Fri September 24, 2004 - Midwest Edition
Darryl Seland



In response to its rapid growth in the western hemisphere, and in an effort to continue that growth, Hyundai Construction Equipment is revamping its North American parts warehousing and distribution operation.

The company’s comprehensive plan tackles organization, inventory, marketing, brand image and, according to Erik Wirjan, assistant parts manager of Hyundai Construction Equipment, is reflective of the company’s desire to bring confidence at the customer level.

“We would like to be at the level where customers buy a machine and know exactly what they are getting,” said Wirjan.

Hyundai began this venture with a reorganization of its centralized warehouse in Elk Grove Village, IL. The warehouse will serve North American, South American and Canadian dealers and distributors.

“We’ve invested a lot of money here,” said Jayne Choi, national parts manager of Hyundai Construction Equipment.

The facilities in Elk Grove Village total more than 90,000 sq. ft. with more than 37,000 parts worth in excess of $10 million.

To help manage and maintain this inventory, Hyundai has created Construction Equipment Resource Support (CERES), an Internet-based system featuring an improved parts catalog and ordering system. The system is powered by an upgraded company-wide server described by Wirjan as very quick with less downtime than the company’s previous setup.

“We had our computer system for about four or five years, but it wasn’t the greatest tool that we had,” said Choi. “Now, for the last year we have been upgrading and implementing new programs. It’s more of a friendly system where dealers can use the databases to check parts information and order through the system. There are a lot of new features that allow better access to the system.”

Wirjan commented, “We mentioned to [the dealers] that this is what we are going to add and you guys have full access to what you need right at your fingertips.”

He expressed this sentiment at Hyundai’s first-ever parts conference, held on Aug. 13.

“A lot of the things we have in place our dealers did not realize we had before,” said Wirjan. “Now, they have a better idea of the way things operate and what is expected and what they can expect from Hyundai. I’ll bet they feel very confident now that they know what we have accomplished and what we are going to do in the future.”

Hyundai’s goal is to eventually have as much inventory as possible at its dealer’s sites so a downed machine can be fixed and running as soon as possible.

The company hopes to bring this bold plan to fruition by reducing inventory risk by providing discounts and services that enhance response to downed machines and emergencies –– at no cost to the dealer.

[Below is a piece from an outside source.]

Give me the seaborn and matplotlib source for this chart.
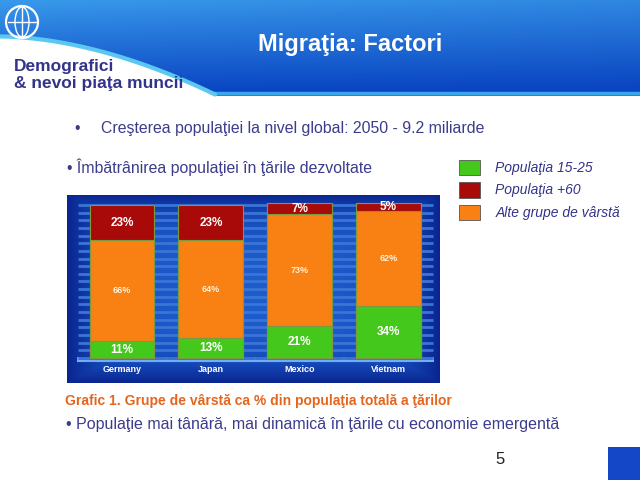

According to Wirjan, if parts managers do the planning –– using the tools Hyundai is providing –– and stay ahead of their usage, they can potentially save thousands of dollars.

“We break part usage down by region and into patterns and percentages,” he said. “And at the end of the year if you don’t use a particular part you can return it to us with no restocking fee.”

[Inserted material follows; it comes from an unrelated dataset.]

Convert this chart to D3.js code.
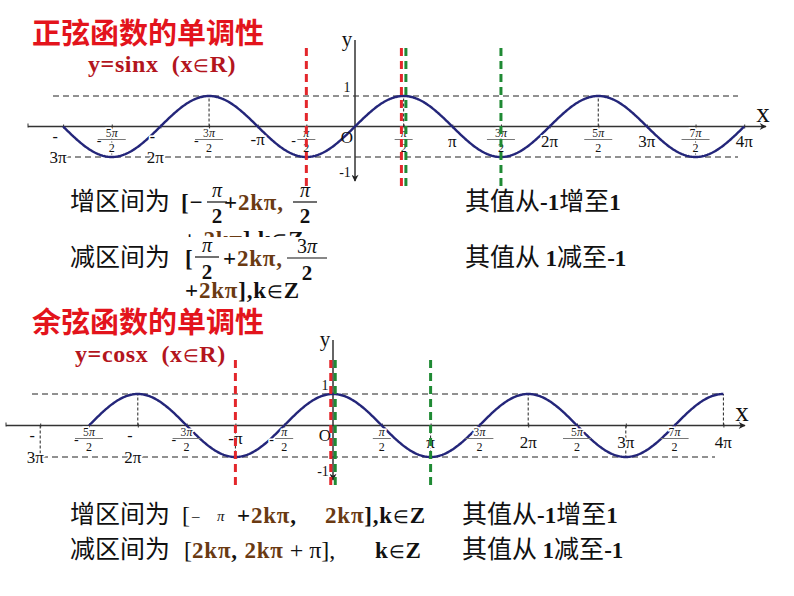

In essence, Hyundai is providing its dealers with a 100 percent money back guarantee, on top of a discount they receive for full stock orders.

“Every parts manager would love to have parts in stock, because if a customer comes into the store and you don’t have it in stock who is going to buy a machine,” Wirjan said.

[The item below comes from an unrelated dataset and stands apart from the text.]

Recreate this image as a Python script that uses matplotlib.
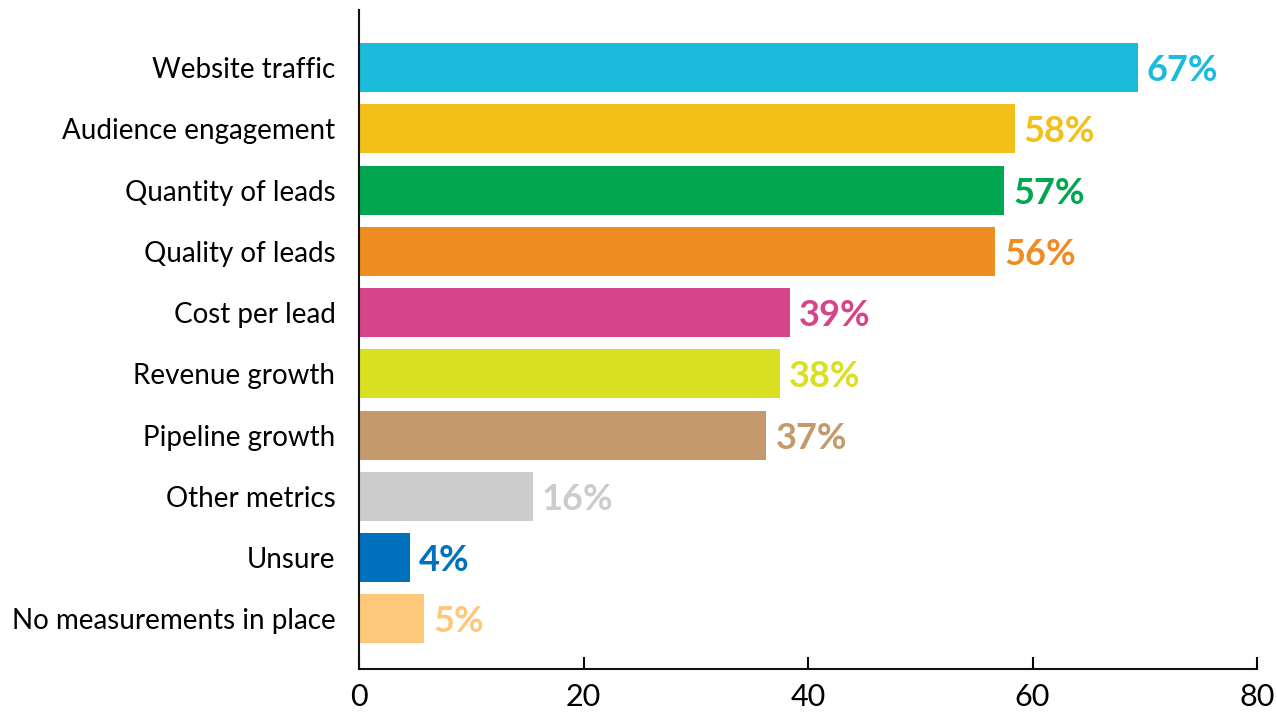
import matplotlib
matplotlib.use("Agg")
import matplotlib.pyplot as plt

# ---------------------------------------------------------------------------
# Data
# ---------------------------------------------------------------------------
categories = [
    "Website traffic",
    "Audience engagement",
    "Quantity of leads",
    "Quality of leads",
    "Cost per lead",
    "Revenue growth",
    "Pipeline growth",
    "Other metrics",
    "Unsure",
    "No measurements in place",
]
bar_values = [69.4, 58.4, 57.5, 56.7, 38.4, 37.5, 36.3, 15.5, 4.5, 5.8]
value_labels = ["67%", "58%", "57%", "56%", "39%", "38%", "37%", "16%", "4%", "5%"]
colors = [
    "#1BBCDB", "#F2C019", "#00A650", "#EF8C22", "#D6458A",
    "#D9E021", "#C49A6C", "#CCCCCC", "#0071BC", "#FEC87A",
]
x_ticks = [0, 20, 40, 60, 80]

plt.rcParams["font.family"] = ["Lato", "DejaVu Sans"]

fig = plt.figure(figsize=(12.77, 7.15), dpi=100)
ax = fig.add_axes([359 / 1277, 1 - 669 / 715, 898 / 1277, 659 / 715])

ys = list(range(len(categories)))
ax.barh(ys, bar_values, height=0.8, color=colors)

for y, v, lab, c in zip(ys, bar_values, value_labels, colors):
    ax.text(v + 0.8, y, lab, va="center_baseline", ha="left", color=c,
            fontsize=26, fontweight="bold")

ax.set_xlim(0, 80)
ax.set_ylim(9.82, -0.94)
ax.set_yticks(ys)
ax.set_yticklabels(categories, fontsize=20)
for t in ax.get_yticklabels():
    t.set_va("center_baseline")
ax.set_xticks(x_ticks)
ax.set_xticklabels([str(t) for t in x_ticks], fontsize=22)

ax.spines["top"].set_visible(False)
ax.spines["right"].set_visible(False)
for s in ("left", "bottom"):
    ax.spines[s].set_linewidth(1.5)
    ax.spines[s].set_color("#111111")
ax.tick_params(axis="y", length=0, pad=17)
ax.tick_params(axis="x", direction="in", length=9, width=1.5, pad=10)

fig.savefig("out.png", dpi=100)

But, like with every plan, it is almost impossible to plan for every contingency. Having every part for every machine at exactly the moment it is needed is virtually impossible. And Hyundai has made it part of the plan.

“With machine down, even if it’s a large component, we will get it from Korea at no charge for the air-freight to the dealer,” said Wirjan. “I think Hyundai is the only one that does that.”

The system and plan are already showing signs of success. It’s parts fill rate from the warehouse is running at 91 to 94 percent and parts sales are up 30 percent from last year.

“We like to move at a fast pace, but this is no quantum leap. We know what the problem is and identifying the problem is not always easy,” said Wirjan. “Our main target is to have dealers and customers feel comfortable and confident with our products by having our product support revamped.”